# [WHAT IS BEING ASKED]
Return the lines below exactly, from the first line to the line that contains "const dopedStart = 500;". Leave out pictures.

# [SUPPLIED DATA]
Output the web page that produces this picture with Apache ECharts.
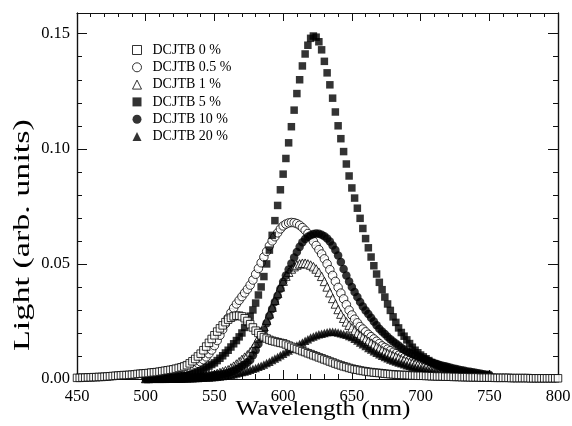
<!DOCTYPE html>
<html>
<head>
<meta charset="utf-8">
<script src="https://cdn.jsdelivr.net/npm/echarts@6/dist/echarts.min.js"></script>
<style>
  html, body { margin: 0; padding: 0; background: #fff; }
  #chart { width: 572px; height: 426px; }
</style>
</head>
<body>
<div id="chart"></div>
<script>
// Electroluminescence spectra for different DCJTB doping levels.
// Wavelengths in nm, sampled every 2 nm.
const wavelengthStep = 2;
const undopedStart = 450;   // first wavelength of the 0 % spectrum
const dopedStart = 500;     // first wavelength of the doped spectra

const seriesNames = ['DCJTB 0 %', 'DCJTB 0.5 %', 'DCJTB 1 %', 'DCJTB 5 %', 'DCJTB 10 %', 'DCJTB 20 %'];

const xTicks = { min: 450, max: 800, step: 50 };
const yTicks = { min: 0, max: 0.159, step: 0.05, minorStep: 0.01 };

// 0 %  (450 - 800 nm)
const dcjtb0 = [
  0.0005,0.0005,0.0006,0.0006,0.0007,0.0007,0.0008,0.0008,0.0009,0.0009,
  0.0010,0.0011,0.0012,0.0013,0.0014,0.0015,0.0016,0.0017,0.0017,0.0018,
  0.0019,0.0020,0.0022,0.0023,0.0024,0.0025,0.0026,0.0028,0.0029,0.0030,
  0.0032,0.0034,0.0036,0.0038,0.0040,0.0042,0.0045,0.0048,0.0051,0.0055,
  0.0060,0.0068,0.0077,0.0087,0.0098,0.0110,0.0125,0.0141,0.0157,0.0174,
  0.0190,0.0206,0.0220,0.0233,0.0247,0.0258,0.0266,0.0272,0.0275,0.0275,
  0.0272,0.0264,0.0252,0.0238,0.0224,0.0210,0.0200,0.0190,0.0182,0.0176,
  0.0170,0.0166,0.0163,0.0160,0.0157,0.0155,0.0150,0.0145,0.0140,0.0135,
  0.0130,0.0126,0.0121,0.0117,0.0112,0.0108,0.0103,0.0099,0.0094,0.0090,
  0.0085,0.0081,0.0076,0.0072,0.0067,0.0063,0.0059,0.0055,0.0052,0.0048,
  0.0045,0.0042,0.0040,0.0037,0.0035,0.0033,0.0031,0.0030,0.0028,0.0027,
  0.0026,0.0025,0.0023,0.0022,0.0021,0.0020,0.0019,0.0018,0.0018,0.0017,
  0.0017,0.0016,0.0015,0.0015,0.0014,0.0014,0.0014,0.0013,0.0013,0.0012,
  0.0012,0.0011,0.0011,0.0011,0.0010,0.0010,0.0010,0.0009,0.0009,0.0009,
  0.0008,0.0008,0.0008,0.0007,0.0007,0.0007,0.0007,0.0006,0.0006,0.0006,
  0.0006,0.0006,0.0005,0.0005,0.0005,0.0005,0.0005,0.0005,0.0004,0.0004,
  0.0004,0.0004,0.0004,0.0004,0.0004,0.0003,0.0003,0.0003,0.0003,0.0003,
  0.0003,0.0003,0.0003,0.0003,0.0003,0.0003
];

// 0.5 %  (500 - 750 nm)
const dcjtb05 = [
  0.0008,0.0009,0.0010,0.0011,0.0012,0.0013,0.0015,0.0017,0.0020,0.0022,
  0.0025,0.0028,0.0032,0.0036,0.0040,0.0045,0.0050,0.0056,0.0062,0.0068,
  0.0074,0.0084,0.0096,0.0110,0.0126,0.0145,0.0167,0.0190,0.0215,0.0240,
  0.0265,0.0288,0.0308,0.0326,0.0342,0.0358,0.0374,0.0390,0.0408,0.0430,
  0.0455,0.0480,0.0505,0.0530,0.0554,0.0578,0.0600,0.0618,0.0635,0.0652,
  0.0665,0.0673,0.0678,0.0680,0.0679,0.0675,0.0668,0.0658,0.0646,0.0632,
  0.0616,0.0598,0.0580,0.0562,0.0543,0.0522,0.0500,0.0475,0.0450,0.0424,
  0.0398,0.0373,0.0348,0.0323,0.0299,0.0278,0.0260,0.0244,0.0228,0.0217,
  0.0205,0.0194,0.0184,0.0174,0.0164,0.0154,0.0144,0.0137,0.0130,0.0123,
  0.0116,0.0110,0.0103,0.0097,0.0092,0.0087,0.0082,0.0077,0.0072,0.0068,
  0.0064,0.0060,0.0056,0.0053,0.0049,0.0046,0.0043,0.0040,0.0037,0.0034,
  0.0032,0.0030,0.0028,0.0026,0.0024,0.0022,0.0021,0.0019,0.0018,0.0016,
  0.0015,0.0014,0.0013,0.0012,0.0011,0.0010
];

// 1 %  (500 - 750 nm)
const dcjtb1 = [
  0.0002,0.0002,0.0003,0.0003,0.0003,0.0003,0.0003,0.0003,0.0004,0.0004,
  0.0004,0.0004,0.0005,0.0005,0.0006,0.0006,0.0007,0.0008,0.0008,0.0009,
  0.0010,0.0012,0.0014,0.0016,0.0018,0.0020,0.0024,0.0028,0.0032,0.0036,
  0.0040,0.0048,0.0056,0.0065,0.0075,0.0085,0.0095,0.0105,0.0118,0.0134,
  0.0155,0.0178,0.0202,0.0228,0.0255,0.0283,0.0312,0.0342,0.0372,0.0400,
  0.0425,0.0447,0.0464,0.0478,0.0488,0.0495,0.0500,0.0503,0.0503,0.0500,
  0.0495,0.0488,0.0478,0.0464,0.0446,0.0424,0.0400,0.0375,0.0350,0.0326,
  0.0302,0.0282,0.0264,0.0248,0.0234,0.0222,0.0210,0.0198,0.0189,0.0180,
  0.0172,0.0164,0.0156,0.0148,0.0140,0.0132,0.0124,0.0117,0.0111,0.0106,
  0.0101,0.0096,0.0090,0.0084,0.0080,0.0076,0.0072,0.0068,0.0064,0.0061,
  0.0057,0.0053,0.0050,0.0046,0.0043,0.0039,0.0037,0.0035,0.0032,0.0030,
  0.0028,0.0026,0.0025,0.0023,0.0022,0.0020,0.0019,0.0017,0.0016,0.0014,
  0.0013,0.0012,0.0011,0.0010,0.0009,0.0008
];

// 5 %  (500 - 750 nm)
const dcjtb5 = [
  0.0005,0.0005,0.0005,0.0006,0.0006,0.0007,0.0007,0.0008,0.0008,0.0009,
  0.0010,0.0011,0.0012,0.0013,0.0014,0.0015,0.0018,0.0022,0.0026,0.0030,
  0.0035,0.0042,0.0049,0.0056,0.0063,0.0070,0.0080,0.0090,0.0101,0.0113,
  0.0125,0.0139,0.0153,0.0167,0.0183,0.0200,0.0224,0.0248,0.0273,0.0300,
  0.0330,0.0365,0.0400,0.0445,0.0500,0.0560,0.0624,0.0688,0.0754,0.0822,
  0.0890,0.0958,0.1026,0.1096,0.1168,0.1240,0.1300,0.1360,0.1412,0.1450,
  0.1480,0.1490,0.1485,0.1465,0.1430,0.1380,0.1330,0.1278,0.1220,0.1160,
  0.1100,0.1044,0.0988,0.0934,0.0882,0.0830,0.0786,0.0742,0.0698,0.0654,
  0.0610,0.0570,0.0530,0.0492,0.0456,0.0420,0.0388,0.0356,0.0326,0.0298,
  0.0270,0.0246,0.0222,0.0202,0.0186,0.0170,0.0154,0.0138,0.0125,0.0114,
  0.0104,0.0096,0.0088,0.0080,0.0072,0.0065,0.0060,0.0055,0.0051,0.0047,
  0.0043,0.0040,0.0037,0.0034,0.0031,0.0028,0.0026,0.0024,0.0022,0.0020,
  0.0018,0.0017,0.0015,0.0014,0.0012,0.0011
];

// 10 %  (500 - 750 nm)
const dcjtb10 = [
  0.0002,0.0002,0.0002,0.0002,0.0002,0.0002,0.0002,0.0003,0.0003,0.0003,
  0.0003,0.0003,0.0003,0.0004,0.0004,0.0004,0.0005,0.0005,0.0006,0.0007,
  0.0008,0.0009,0.0010,0.0012,0.0014,0.0016,0.0018,0.0020,0.0022,0.0024,
  0.0027,0.0031,0.0036,0.0042,0.0049,0.0056,0.0063,0.0072,0.0083,0.0103,
  0.0125,0.0152,0.0180,0.0212,0.0242,0.0274,0.0304,0.0334,0.0362,0.0392,
  0.0422,0.0450,0.0476,0.0502,0.0528,0.0552,0.0574,0.0594,0.0608,0.0618,
  0.0625,0.0630,0.0632,0.0631,0.0627,0.0620,0.0610,0.0597,0.0580,0.0560,
  0.0536,0.0508,0.0478,0.0450,0.0424,0.0400,0.0378,0.0356,0.0334,0.0315,
  0.0298,0.0282,0.0266,0.0250,0.0234,0.0218,0.0206,0.0195,0.0184,0.0173,
  0.0163,0.0154,0.0145,0.0136,0.0128,0.0120,0.0114,0.0108,0.0102,0.0097,
  0.0092,0.0087,0.0082,0.0077,0.0072,0.0068,0.0065,0.0061,0.0058,0.0055,
  0.0052,0.0049,0.0046,0.0043,0.0040,0.0038,0.0036,0.0033,0.0031,0.0029,
  0.0027,0.0025,0.0023,0.0021,0.0019,0.0018
];

// 20 %  (500 - 750 nm)
const dcjtb20 = [
  0.0001,0.0001,0.0001,0.0001,0.0001,0.0002,0.0002,0.0002,0.0002,0.0002,
  0.0002,0.0002,0.0002,0.0002,0.0003,0.0003,0.0003,0.0003,0.0004,0.0004,
  0.0005,0.0005,0.0006,0.0007,0.0008,0.0009,0.0010,0.0011,0.0013,0.0014,
  0.0016,0.0018,0.0021,0.0024,0.0027,0.0030,0.0033,0.0036,0.0040,0.0044,
  0.0048,0.0053,0.0058,0.0063,0.0069,0.0075,0.0082,0.0089,0.0096,0.0103,
  0.0110,0.0117,0.0124,0.0131,0.0138,0.0145,0.0152,0.0159,0.0166,0.0173,
  0.0180,0.0185,0.0190,0.0194,0.0197,0.0200,0.0203,0.0205,0.0205,0.0204,
  0.0202,0.0199,0.0196,0.0192,0.0187,0.0182,0.0175,0.0167,0.0159,0.0151,
  0.0143,0.0135,0.0128,0.0121,0.0114,0.0107,0.0101,0.0096,0.0090,0.0085,
  0.0080,0.0076,0.0072,0.0068,0.0064,0.0060,0.0057,0.0053,0.0050,0.0047,
  0.0044,0.0042,0.0039,0.0037,0.0034,0.0032,0.0030,0.0029,0.0027,0.0026,
  0.0024,0.0023,0.0021,0.0020,0.0018,0.0017,0.0016,0.0014,0.0013,0.0012,
  0.0011,0.0010,0.0010,0.0009,0.0008,0.0007
];

const spectra = [
  { name: seriesNames[0], start: undopedStart, values: dcjtb0 },
  { name: seriesNames[1], start: dopedStart, values: dcjtb05 },
  { name: seriesNames[2], start: dopedStart, values: dcjtb1 },
  { name: seriesNames[3], start: dopedStart, values: dcjtb5 },
  { name: seriesNames[4], start: dopedStart, values: dcjtb10 },
  { name: seriesNames[5], start: dopedStart, values: dcjtb20 }
];

// Marker look for each doping level: open symbols for the low levels, filled for the high ones.
// Drawing order follows the legend; the undoped spectrum stays on top along the baseline.
const OPEN = { color: '#fff', borderColor: '#000', borderWidth: 1 };
const FILLED = { color: '#000', borderColor: '#000', borderWidth: 0 };
const markerStyles = [
  { symbol: 'rect',     size: 7.5, item: OPEN,   z: 9 },
  { symbol: 'circle',   size: 8.5, item: OPEN,   z: 3 },
  { symbol: 'triangle', size: 8.5, item: OPEN,   z: 4 },
  { symbol: 'rect',     size: 7.5, item: FILLED, z: 5 },
  { symbol: 'circle',   size: 8.5, item: FILLED, z: 6 },
  { symbol: 'triangle', size: 8.5, item: FILLED, z: 7 }
];

const FONT = '"Liberation Serif", "Times New Roman", Times, serif';
const INK = '#111';

const toPairs = (s) => s.values.map((v, i) => [s.start + i * wavelengthStep, v]);

const series = spectra.map((s, k) => ({
  name: s.name,
  type: 'scatter',
  xAxisIndex: 0,
  yAxisIndex: 0,
  z: markerStyles[k].z,
  symbol: markerStyles[k].symbol,
  symbolSize: markerStyles[k].size,
  itemStyle: markerStyles[k].item,
  data: toPairs(s),
  silent: true,
  large: false,
  animation: false
}));

function xAxisDef(position, showLabels, major, minor) {
  return {
    type: 'value',
    position: position,
    min: xTicks.min,
    max: xTicks.max,
    interval: xTicks.step,
    axisLine: { show: true, onZero: false, lineStyle: { color: INK, width: 1.2 } },
    axisTick: { show: true, inside: true, length: major, lineStyle: { color: INK, width: 1 } },
    minorTick: { show: true, splitNumber: 5, length: minor, lineStyle: { color: INK, width: 1 } },
    axisLabel: { show: showLabels, fontFamily: FONT, fontSize: 16.5, color: '#000', margin: 9 },
    splitLine: { show: false },
    minorSplitLine: { show: false }
  };
}

function yAxisDef(position, step, tickLen, showLabels) {
  return {
    type: 'value',
    position: position,
    min: yTicks.min,
    max: yTicks.max,
    interval: step,
    axisLine: { show: true, onZero: false, lineStyle: { color: INK, width: 1.2 } },
    axisTick: { show: true, inside: true, length: tickLen, lineStyle: { color: INK, width: 1 } },
    axisLabel: {
      show: showLabels,
      showMaxLabel: false,
      fontFamily: FONT, fontSize: 16.5, color: '#000', margin: 7,
      formatter: (v) => v.toFixed(2)
    },
    splitLine: { show: false }
  };
}

const legendIcons = [
  { icon: 'rect', style: OPEN },
  { icon: 'circle', style: OPEN },
  { icon: 'triangle', style: OPEN },
  { icon: 'rect', style: FILLED },
  { icon: 'circle', style: FILLED },
  { icon: 'triangle', style: FILLED }
];

const chart = echarts.init(document.getElementById('chart'), null, { renderer: 'canvas' });
chart.setOption({
  animation: false,
  backgroundColor: '#fff',
  grid: { left: 77, right: 14, top: 13, bottom: 47, containLabel: false, outerBoundsMode: 'none' },
  xAxis: [
    xAxisDef('bottom', true, 9, 5),
    xAxisDef('top', false, 8, 4)
  ],
  yAxis: [
    yAxisDef('left', yTicks.step, 10, true),
    yAxisDef('left', yTicks.minorStep, 5, false),
    yAxisDef('right', yTicks.step, 10, false),
    yAxisDef('right', yTicks.minorStep, 5, false)
  ],
  legend: {
    orient: 'vertical',
    left: 127,
    top: 38,
    itemWidth: 9,
    itemHeight: 9,
    itemGap: 3.3,
    selectedMode: false,
    textStyle: { fontFamily: FONT, fontSize: 14, color: '#000', lineHeight: 14, padding: [0, 0, 0, 6] },
    data: seriesNames.map((n, k) => ({ name: n, icon: legendIcons[k].icon, itemStyle: legendIcons[k].style }))
  },
  graphic: [
    {
      type: 'text', x: 323, y: 410, scaleX: 1.26, silent: true,
      style: { text: 'Wavelength (nm)', font: '20px ' + FONT, fill: '#000', align: 'center', verticalAlign: 'middle' }
    },
    {
      type: 'text', x: 22.5, y: 235, rotation: Math.PI / 2, scaleX: 1.42, silent: true,
      style: { text: 'Light (arb. units)', font: '24px ' + FONT, fill: '#000', align: 'center', verticalAlign: 'middle' }
    }
  ],
  series: series
});
</script>
</body>
</html>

# [EXPECTED OUTPUT]
Output the web page that produces this picture with Apache ECharts.
<!DOCTYPE html>
<html>
<head>
<meta charset="utf-8">
<script src="https://cdn.jsdelivr.net/npm/echarts@6/dist/echarts.min.js"></script>
<style>
  html, body { margin: 0; padding: 0; background: #fff; }
  #chart { width: 572px; height: 426px; }
</style>
</head>
<body>
<div id="chart"></div>
<script>
// Electroluminescence spectra for different DCJTB doping levels.
// Wavelengths in nm, sampled every 2 nm.
const wavelengthStep = 2;
const undopedStart = 450;   // first wavelength of the 0 % spectrum
const dopedStart = 500;     // first wavelength of the doped spectra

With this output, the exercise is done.